The Tennessee Supreme Court has delayed the state’s next execution, scheduled for June 4. Oscar Smith is now set to be executed in February of next year.
The federal public defender’s office filed a motion earlier this month, urging the court to postpone Smith’s execution. His attorneys argued social distancing measures during COVID-19 pandemic have hindered their ability to build his defense case.
“Mr. Smith’s legal team continue to abide by the orders of Nashville Mayor Cooper and Governor Lee,” Smith’s attorneys wrote. “But doing so has resulted in the loss of critical time needed to represent Mr. Smith during this crucial period.”
The motion also argued that conducting an execution during the coronavirus outbreak “presents needless additional risk to the staff and the almost 800 inmates of Riverbend Maximum Security Institution,” since it would take employees away from their normal duty of keeping the prison safe.
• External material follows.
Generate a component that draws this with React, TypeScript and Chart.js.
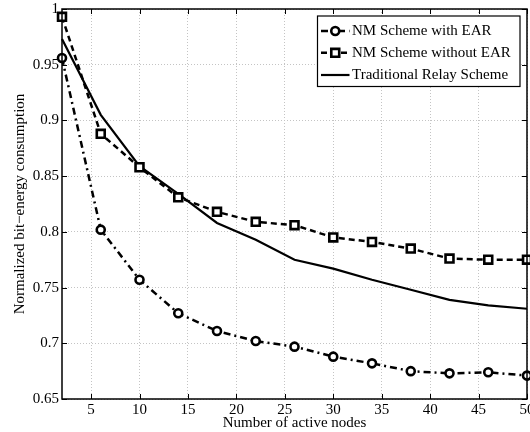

The attorneys said bringing in media witnesses and other outside visitors, who have been barred from the prison during the pandemic, could also pose a risk.
In a statement, attorney Kelley Henry praised the court’s decision. She said Smith “has always maintained his innocence” and needs to meet with his lawyers to prepare his clemency petition. Those meetings are on hold for now.
Henry added that investigators haven’t been able to conduct interviews for Smith’s application, either.
“None of that face-to-face work can happen at this time without risking public health,” she said.
Smith was sentenced to death in 1990 for murdering his estranged wife, Judy Smith, and her two sons, Chad and Jason Burnett.